Particle identification with machine learning from incomplete data in the ALICE experiment
Maja Karwowska, Łukasz Graczykowski, Kamil Deja, Miłosz Kasak, Małgorzata Janik
TL;DR
High-level summary: The paper tackles particle identification in ALICE under incomplete data and domain-shift conditions by replacing fixed cuts with neural-network binary classifiers trained on Monte Carlo data. It introduces an attention-enabled Feature Set Embedding to handle missing detector information and uses Domain Adversarial Neural Networks to align simulated and real data, all within the ALICE O^2 framework via ONNX integration. Key contributions include improved PID efficiency and purity over traditional methods, a scalable mechanism to train and deploy ML models in the experiment, and a path toward Run 3 production.
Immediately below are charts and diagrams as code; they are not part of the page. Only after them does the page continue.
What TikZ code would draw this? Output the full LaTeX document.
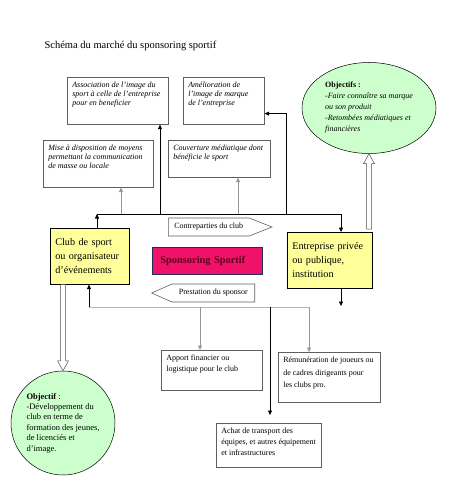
\documentclass[tikz,border=0pt]{standalone}
\usepackage{fontspec}
\setmainfont{Liberation Serif}
\usepackage{xcolor}
\usepackage{tikz}
\usetikzlibrary{
  arrows.meta,
  calc,
  positioning,
  shapes.geometric,
  shapes.symbols
}
\definecolor{clubyellow}{RGB}{255,255,153}
\definecolor{objgreen}{RGB}{204,255,204}
\definecolor{sponspink}{RGB}{240,18,104}
\definecolor{sponsnavy}{RGB}{35,45,95}
\definecolor{sponsink}{RGB}{95,0,30}
\definecolor{wiregray}{RGB}{150,150,150}
\definecolor{framegray}{RGB}{95,95,95}
\newcommand\cadre[3]{\parbox[t][#2][t]{#1}{\raggedright #3}}
\tikzset{
  effet/.style={draw=framegray,line width=0.6pt,fill=white,anchor=north west,
    inner sep=5pt,font=\fontsize{8}{9}\selectfont\itshape},
  moyen/.style={draw=framegray,line width=0.6pt,fill=white,anchor=north west,
    inner sep=5pt,font=\fontsize{8}{11}\selectfont},
  acteur/.style={draw=black,line width=0.6pt,fill=clubyellow,anchor=north west,
    inner xsep=5pt,align=left,font=\fontsize{10.2}{13.8}\selectfont},
  flux/.style={signal,draw=framegray,line width=0.6pt,fill=white,
    minimum height=18pt,inner xsep=6pt,font=\fontsize{8}{9}\selectfont},
  objectif/.style={draw=black,line width=0.5pt,fill=objgreen,inner sep=0pt,align=left},
  fleche/.style={-{Triangle[length=4.5pt,width=4pt]},line width=0.6pt,draw=black},
  grisfleche/.style={fleche,draw=wiregray},
  fil/.style={line width=0.6pt,draw=black},
  grisfil/.style={line width=0.5pt,draw=wiregray!70},
  creux/.style={draw=black!70,line width=0.5pt,fill=white}
}
\begin{document}
\begin{tikzpicture}[x=1pt,y=-1pt]
  \useasboundingbox (0,0) rectangle (453,494);
  \node[anchor=west,font=\fontsize{10.5}{12}\selectfont] (titre) at (41,46)
    {Schéma du marché du sponsoring sportif};
  % effets sur l'image
  \node[effet] (assoc) at (67,77) {\cadre{91pt}{37pt}{Association de l'image du\\
    sport à celle de l'entreprise\\ pour en beneficier}};
  \node[effet] (amelio) at (183,77) {\cadre{71pt}{37pt}{Amélioration de\\
    l'image de marque\\ de l'entreprise}};
  \node[effet] (moyens) at (43,140) {\cadre{100pt}{37pt}{Mise à disposition de moyens\\
    permettant la communication\\ de masse ou locale}};
  \node[effet] (couv) at (168,140) {\cadre{92pt}{27pt}{Couverture médiatique dont\\
    bénéficie le sport}};
  \node[objectif,ellipse,minimum width=134pt,minimum height=91pt] (objent) at (369,108)
    {{\fontsize{8}{11.7}\selectfont\bfseries Objectifs :}\\[-1pt]
     {\fontsize{8}{11.7}\selectfont\itshape -Faire connaître sa marque}\\[-1pt]
     {\fontsize{8}{11.7}\selectfont\itshape ou son produit}\\[-1pt]
     {\fontsize{8}{11.7}\selectfont\itshape -Retombées médiatiques et}\\[-1pt]
     {\fontsize{8}{11.7}\selectfont\itshape financières}};
  % acteurs
  \node[acteur,text width=69pt,minimum height=56pt,inner xsep=5pt] (club) at (50,228)
    {Club de sport\\ ou organisateur\\ d'événements};
  \node[draw=sponsnavy,line width=0.7pt,fill=sponspink,anchor=north west,
    text width=94pt,inner xsep=8pt,minimum height=27pt,align=left,
    font=\fontsize{10.4}{12}\selectfont\bfseries,text=sponsink] (spons) at (152,247)
    {Sponsoring Sportif};
  \node[acteur,text width=75pt,minimum height=56pt] (entreprise) at (287,232)
    {Entreprise privée\\ ou publique,\\ institution};
  \node[flux,signal to=east,signal pointer angle=43,anchor=west,
    minimum width=102pt] (contre) at (168,227) {Contreparties du club};
  \node[flux,signal to=west,signal pointer angle=48,anchor=east,
    minimum width=103pt] (presta) at (255,293) {Prestation du sponsor};
  % moyens apportes
  \node[moyen] (apport) at (161,350) {\cadre{91pt}{30pt}{Apport financier ou\\
    logistique pour le club}};
  \node[moyen,font=\fontsize{8}{12.3}\selectfont] (remun) at (278,352)
    {\cadre{92pt}{40pt}{Rémunération de joueurs ou\\ de cadres dirigeants pour\\
    les clubs pro.}};
  \node[moyen] (achat) at (216,423) {\cadre{95pt}{34pt}{Achat de transport des\\
    équipes, et autres équipement\\ et infrastructures}};
  \node[objectif,circle,minimum size=104pt,font=\fontsize{8.5}{10.4}\selectfont]
    (objclub) at (63,423)
    {\textbf{Objectif} :\\ -Développement du\\ club en terme de\\
     formation des jeunes,\\ de licenciés et\\ d'image.};
  % bus du haut
  \coordinate (busL) at (97,214);
  \coordinate (busR) at (341,214);
  \coordinate (b1) at (121,214);
  \coordinate (b2) at (160,214);
  \coordinate (b3) at (238,214);
  \coordinate (b4) at (286,214);
  \draw[fleche] (busL |- club.north) -- (busL);
  \draw[fil] (busL) -- (busR);
  \draw[fleche] (busR) -- (busR |- entreprise.north);
  \draw[grisfleche] (b1) -- (b1 |- moyens.south);
  \draw[fleche] (b2) -- (b2 |- assoc.south);
  \draw[grisfleche] (b3) -- (b3 |- couv.south);
  \draw[fleche] (b4) |- ($(amelio.south east)+(0,-11)$);
  % bus du bas
  \coordinate (bus2L) at (89,307);
  \coordinate (bus2R) at (309,307);
  \coordinate (c1) at (200,307);
  \coordinate (c2) at (270,307);
  \coordinate (entbas) at (341,306);
  \draw[grisfil] (bus2L) -- (bus2R);
  \draw[fleche] (bus2L) -- (bus2L |- club.south);
  \draw[grisfleche] (c1) -- (c1 |- apport.north);
  \draw[fleche,shorten >=8pt] (c2) -- (c2 |- achat.north);
  \draw[grisfleche] (bus2R) -- (bus2R |- remun.north);
  \draw[fleche] (busR |- entreprise.south) -- (entbas);
  % fleches creuses vers les objectifs
  \coordinate (h1) at (entreprise.north -| objent.south);
  \draw[creux] ($(h1)+(-2.5,-3)$) -- ($(objent.south)+(-2.5,10)$)
    -- ($(objent.south)+(-5.5,10)$) -- (objent.south)
    -- ($(objent.south)+(5.5,10)$) -- ($(objent.south)+(2.5,10)$)
    -- ($(h1)+(2.5,-3)$) -- cycle;
  \coordinate (h2) at (club.south -| objclub.north);
  \draw[creux] ($(h2)+(-2.5,0)$) -- ($(objclub.north)+(-2.5,-10)$)
    -- ($(objclub.north)+(-5.5,-10)$) -- (objclub.north)
    -- ($(objclub.north)+(5.5,-10)$) -- ($(objclub.north)+(2.5,-10)$)
    -- ($(h2)+(2.5,0)$) -- cycle;
\end{tikzpicture}
\end{document}
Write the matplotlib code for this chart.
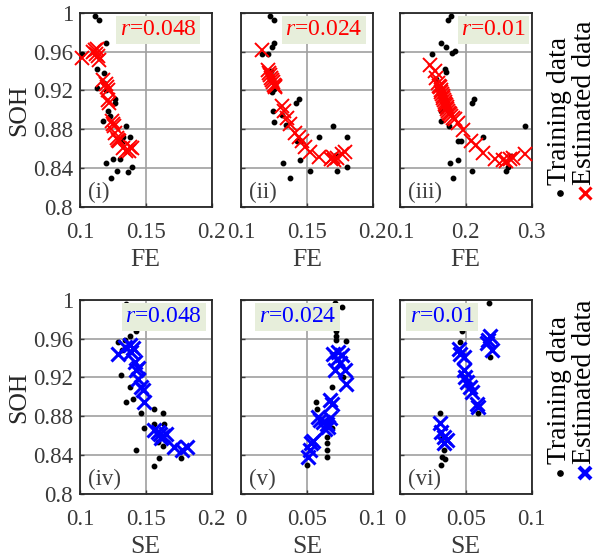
import matplotlib
matplotlib.use("Agg")
import matplotlib.pyplot as plt

plt.rcParams['font.family'] = ['Liberation Serif', 'DejaVu Serif']
plt.rcParams['mathtext.fontset'] = 'custom'
plt.rcParams['mathtext.it'] = 'Liberation Serif:italic'
plt.rcParams['mathtext.rm'] = 'Liberation Serif'

# --- data ---
# (i) FE, r=0.048
fe1_train = [0.1115, 0.1145, 0.1198, 0.1015, 0.1132, 0.1186, 0.1186, 0.1132, 0.1200, 0.1267, 0.1267, 0.1210, 0.1173,
             0.1229, 0.1350, 0.1331, 0.1380, 0.1318, 0.1305, 0.1254, 0.1198, 0.1394, 0.1369, 0.1280, 0.1237]
soh1_train = [0.997, 0.992, 0.969, 0.957, 0.942, 0.938, 0.928, 0.922, 0.920, 0.911, 0.907, 0.899, 0.888,
              0.894, 0.8835, 0.872, 0.872, 0.867, 0.849, 0.849, 0.845, 0.8415, 0.8364, 0.837, 0.8296]
fe1_est = [0.102, 0.1115, 0.110, 0.113, 0.1125, 0.114, 0.1145, 0.1178, 0.1198, 0.1205, 0.121, 0.1214, 0.122,
           0.1242, 0.1255, 0.1262, 0.1267, 0.128, 0.129, 0.130, 0.133, 0.135, 0.137, 0.138, 0.1394]
soh1_est = [0.953, 0.962, 0.960, 0.963, 0.957, 0.955, 0.951, 0.931, 0.927, 0.923, 0.920, 0.910, 0.907,
            0.888, 0.885, 0.883, 0.876, 0.871, 0.869, 0.868, 0.8605, 0.858, 0.858, 0.862, 0.8605]

# (ii) FE, r=0.024
fe2_train = [0.1221, 0.1254, 0.1252, 0.1234, 0.1158, 0.1204, 0.1229, 0.1247, 0.1234, 0.1438, 0.1420, 0.1242, 0.1310,
             0.1254, 0.1344, 0.1697, 0.1590, 0.1807, 0.1422, 0.1456, 0.1315, 0.1450, 0.1527, 0.1725, 0.1807, 0.1374,
             0.1720]
soh2_train = [0.997, 0.992, 0.969, 0.9646, 0.957, 0.957, 0.9395, 0.921, 0.918, 0.911, 0.907, 0.899, 0.895,
              0.8876, 0.884, 0.8835, 0.8725, 0.8725, 0.868, 0.868, 0.845, 0.8485, 0.837, 0.837, 0.841, 0.8296,
              0.853]
fe2_est = [0.1158, 0.1208, 0.1215, 0.1221, 0.1228, 0.1234, 0.1240, 0.1247, 0.1255, 0.1260, 0.1310, 0.1323, 0.1349,
           0.1374, 0.1412, 0.1438, 0.1463, 0.1489, 0.1527, 0.1590, 0.1680, 0.1705, 0.1730, 0.1770, 0.1790, 0.1700]
soh2_est = [0.962, 0.941, 0.938, 0.936, 0.933, 0.931, 0.929, 0.926, 0.924, 0.923, 0.9035, 0.899, 0.8914,
            0.885, 0.876, 0.8725, 0.868, 0.862, 0.857, 0.851, 0.849, 0.848, 0.850, 0.855, 0.857, 0.851]

# (iii) FE, r=0.01
fe3_train = [0.1783, 0.1732, 0.1621, 0.1707, 0.1833, 0.1798, 0.1480, 0.1680, 0.1697, 0.1616, 0.2121, 0.2096, 0.1631,
             0.1631, 0.1747, 0.2894, 0.2263, 0.1884, 0.1934, 0.1758, 0.1884, 0.2096, 0.2616, 0.2640, 0.2692, 0.1808,
             0.155]
soh3_train = [0.997, 0.992, 0.969, 0.965, 0.961, 0.958, 0.957, 0.942, 0.9385, 0.922, 0.911, 0.907, 0.899,
              0.888, 0.8835, 0.8835, 0.8725, 0.868, 0.868, 0.845, 0.8485, 0.837, 0.837, 0.841, 0.852, 0.8296,
              0.932]
fe3_est = [0.1455, 0.1530, 0.1550, 0.158, 0.160, 0.161, 0.162, 0.163, 0.164, 0.165, 0.166, 0.167, 0.168, 0.169,
           0.170, 0.171, 0.172, 0.173, 0.175, 0.176, 0.178, 0.180, 0.183, 0.1884, 0.196, 0.2086, 0.2162, 0.2263,
           0.244, 0.2566, 0.2616, 0.2667, 0.2717, 0.2894]
soh3_est = [0.946, 0.9395, 0.933, 0.928, 0.925, 0.923, 0.920, 0.918, 0.916, 0.914, 0.912, 0.910, 0.908, 0.906,
            0.905, 0.903, 0.901, 0.899, 0.897, 0.896, 0.894, 0.892, 0.891, 0.886, 0.879, 0.8674, 0.864, 0.856,
            0.849, 0.848, 0.847, 0.849, 0.850, 0.8546]

# (iv) SE, r=0.048
se4_train = [0.1353, 0.1429, 0.1378, 0.1291, 0.1346, 0.1320, 0.1316, 0.1378, 0.1353, 0.1400, 0.1466, 0.1566, 0.1628,
             0.1490, 0.1566, 0.1640, 0.1590, 0.1628, 0.1429, 0.1604, 0.1566, 0.1767, 0.1590]
soh4_train = [0.9956, 0.968, 0.963, 0.956, 0.958, 0.948, 0.922, 0.910, 0.8947, 0.898, 0.8834, 0.8875, 0.8834,
              0.868, 0.872, 0.872, 0.862, 0.849, 0.845, 0.8366, 0.829, 0.8366, 0.853]
se4_est = [0.1291, 0.1340, 0.1378, 0.1403, 0.1390, 0.1416, 0.1441, 0.1428, 0.1441, 0.1466, 0.1480, 0.1490, 0.1566,
           0.1590, 0.1610, 0.1628, 0.1653, 0.1616, 0.1717, 0.1817, 0.1779]
soh4_est = [0.944, 0.951, 0.953, 0.950, 0.946, 0.9357, 0.930, 0.928, 0.9187, 0.910, 0.907, 0.8947, 0.8656,
            0.864, 0.862, 0.860, 0.862, 0.858, 0.8485, 0.8485, 0.845]

# (v) SE, r=0.024
se5_train = [0.0712, 0.0763, 0.0720, 0.0722, 0.0720, 0.0800, 0.0775, 0.0694, 0.0573, 0.0578, 0.0649, 0.0650, 0.0650,
             0.0654, 0.0502, 0.0687]
soh5_train = [0.9962, 0.992, 0.968, 0.963, 0.958, 0.957, 0.920, 0.910, 0.8947, 0.8875, 0.8588, 0.852, 0.845,
              0.838, 0.8297, 0.868]
se5_est = [0.0510, 0.0522, 0.0535, 0.0548, 0.0586, 0.0598, 0.0623, 0.0649, 0.0662, 0.0637, 0.0674, 0.0687, 0.0674,
           0.0712, 0.0725, 0.0737, 0.0763, 0.0700, 0.0788, 0.0800, 0.0750]
soh5_est = [0.838, 0.845, 0.852, 0.855, 0.8792, 0.8757, 0.874, 0.8725, 0.869, 0.867, 0.878, 0.893, 0.8967,
            0.9272, 0.939, 0.946, 0.943, 0.944, 0.9272, 0.9135, 0.935]

# (vi) SE, r=0.01
se6_train = [0.0677, 0.0471, 0.0459, 0.0684, 0.0591, 0.0308, 0.0320, 0.0333, 0.0318, 0.0313, 0.0346]
soh6_train = [0.9962, 0.9675, 0.956, 0.941, 0.8834, 0.8834, 0.858, 0.845, 0.838, 0.8297, 0.836]
se6_est = [0.0303, 0.0313, 0.0333, 0.0358, 0.0333, 0.0446, 0.0459, 0.0484, 0.0484, 0.0496, 0.0509, 0.0534, 0.0546,
           0.0584, 0.0596, 0.0684, 0.0672, 0.0697, 0.0660]
soh6_est = [0.873, 0.864, 0.859, 0.8554, 0.852, 0.9494, 0.944, 0.941, 0.9272, 0.920, 0.9152, 0.910, 0.905,
            0.893, 0.890, 0.963, 0.958, 0.9477, 0.955]

r_labels = ['0.048', '0.024', '0.01', '0.048', '0.024', '0.01']
panel_labels = ['(i)', '(ii)', '(iii)', '(iv)', '(v)', '(vi)']
soh_ticks = [0.8, 0.84, 0.88, 0.92, 0.96, 1.0]
soh_ticklabels = ['0.8', '0.84', '0.88', '0.92', '0.96', '1']
x_ticks = [[0.1, 0.15, 0.2], [0.1, 0.15, 0.2], [0.1, 0.2, 0.3],
           [0.1, 0.15, 0.2], [0, 0.05, 0.1], [0, 0.05, 0.1]]
x_ticklabels = [['0.1', '0.15', '0.2'], ['0.1', '0.15', '0.2'], ['0.1', '0.2', '0.3'],
                ['0.1', '0.15', '0.2'], ['0', '0.05', '0.1'], ['0', '0.05', '0.1']]

panels = [
    (fe1_train, soh1_train, fe1_est, soh1_est),
    (fe2_train, soh2_train, fe2_est, soh2_est),
    (fe3_train, soh3_train, fe3_est, soh3_est),
    (se4_train, soh4_train, se4_est, soh4_est),
    (se5_train, soh5_train, se5_est, soh5_est),
    (se6_train, soh6_train, se6_est, soh6_est),
]

FS = 16.5      # tick labels
FS_LAB = 18.5  # axis labels
FS_R = 17
FS_LEG = 20
TXT = '#3a3a3a'
BOXC = '#e7eedb'

fig = plt.figure(figsize=(5.96, 5.60), dpi=100)

lefts = [0.134, 0.4044, 0.671]
bottoms = [0.6304, 0.1179]
w, h = 0.221, 0.347
# left edge of the r-box in axes fraction (placed by hand in the original)
box_x = [0.27, 0.30, 0.43, 0.31, 0.10, 0.04]

for i, (xt, yt, xe, ye) in enumerate(panels):
    row, col = divmod(i, 3)
    ax = fig.add_axes([lefts[col], bottoms[row], w, h])
    est_col = 'red' if row == 0 else 'blue'
    est_lw = 1.4 if row == 0 else 2.2
    ax.plot(xt, yt, 'o', color='black', markersize=3.2, linestyle='none', zorder=3)
    ax.plot(xe, ye, 'x', color=est_col, markersize=10, markeredgewidth=est_lw,
            linestyle='none', zorder=4, clip_on=False)
    ax.set_xlim(x_ticks[i][0], x_ticks[i][-1])
    ax.set_ylim(0.8, 1.0)
    ax.set_xticks(x_ticks[i])
    ax.set_xticklabels(x_ticklabels[i])
    ax.set_yticks(soh_ticks)
    if col == 0:
        ax.set_yticklabels(soh_ticklabels)
        ax.set_ylabel('SOH', fontsize=FS_LAB, color='#262626', labelpad=2)
    else:
        ax.set_yticklabels([])
    ax.set_xlabel('FE' if row == 0 else 'SE', fontsize=FS_LAB, color=TXT, labelpad=4)
    ax.grid(True, color='#a0a0a0', linewidth=1.2)
    ax.set_axisbelow(True)
    ax.tick_params(direction='in', length=3, width=1, labelsize=FS, colors=TXT, pad=11)
    ax.tick_params(axis='y', pad=5)
    for sp in ax.spines.values():
        sp.set_linewidth(1.3)
        sp.set_color('#262626')
    ax.text(box_x[i] + 0.035, 0.965, r'$r$=' + r_labels[i], transform=ax.transAxes,
            ha='left', va='top', fontsize=FS_R, color=est_col, zorder=5,
            bbox=dict(boxstyle='square,pad=0.15', facecolor=BOXC, edgecolor='none'))
    ax.text(0.06, 0.02, panel_labels[i], transform=ax.transAxes, ha='left', va='bottom',
            fontsize=FS, color='#404040', zorder=5)

# vertical legends at the right of each row
leg_y = [0.07, 0.11]
for row in range(2):
    est_col = 'red' if row == 0 else 'blue'
    est_lw = 1.4 if row == 0 else 2.2
    lax = fig.add_axes([0.905, bottoms[row], 0.095, h])
    lax.set_xlim(0, 1)
    lax.set_ylim(0, 1)
    lax.axis('off')
    lax.plot([0.36], [leg_y[row]], 'o', color='black', markersize=3.8, clip_on=False)
    lax.plot([0.8], [leg_y[row]], 'x', color=est_col, markersize=8, markeredgewidth=est_lw + 0.8, clip_on=False)
    lax.text(0.36, leg_y[row] + 0.045, 'Training data', rotation=90, ha='center', va='bottom',
             fontsize=FS_LEG, color='black')
    lax.text(0.8, leg_y[row] + 0.045, 'Estimated data', rotation=90, ha='center', va='bottom',
             fontsize=FS_LEG, color='black')

fig.savefig('out.png', dpi=100)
The work demonstrates practical ML-PID deployment in a large-scale collider experiment with emphasis on data-format interoperability and domain adaptation.
Abstract
The ALICE experiment at the LHC measures properties of the strongly interacting matter formed in ultrarelativistic heavy-ion collisions. Such studies require accurate particle identification (PID). ALICE provides PID information via several detectors for particles with momentum from about 100 MeV/c up to 20 GeV/c. Traditionally, particles are selected with rectangular cuts. A much better performance can be achieved with machine learning (ML) methods. Our solution uses multiple neural networks (NN) serving as binary classifiers. Moreover, we extended our particle classifier with Feature Set Embedding and attention in order to train on data with incomplete samples. We also present the integration of the ML project with the ALICE analysis software, and we discuss domain adaptation, the ML technique needed to transfer the knowledge between simulated and real experimental data.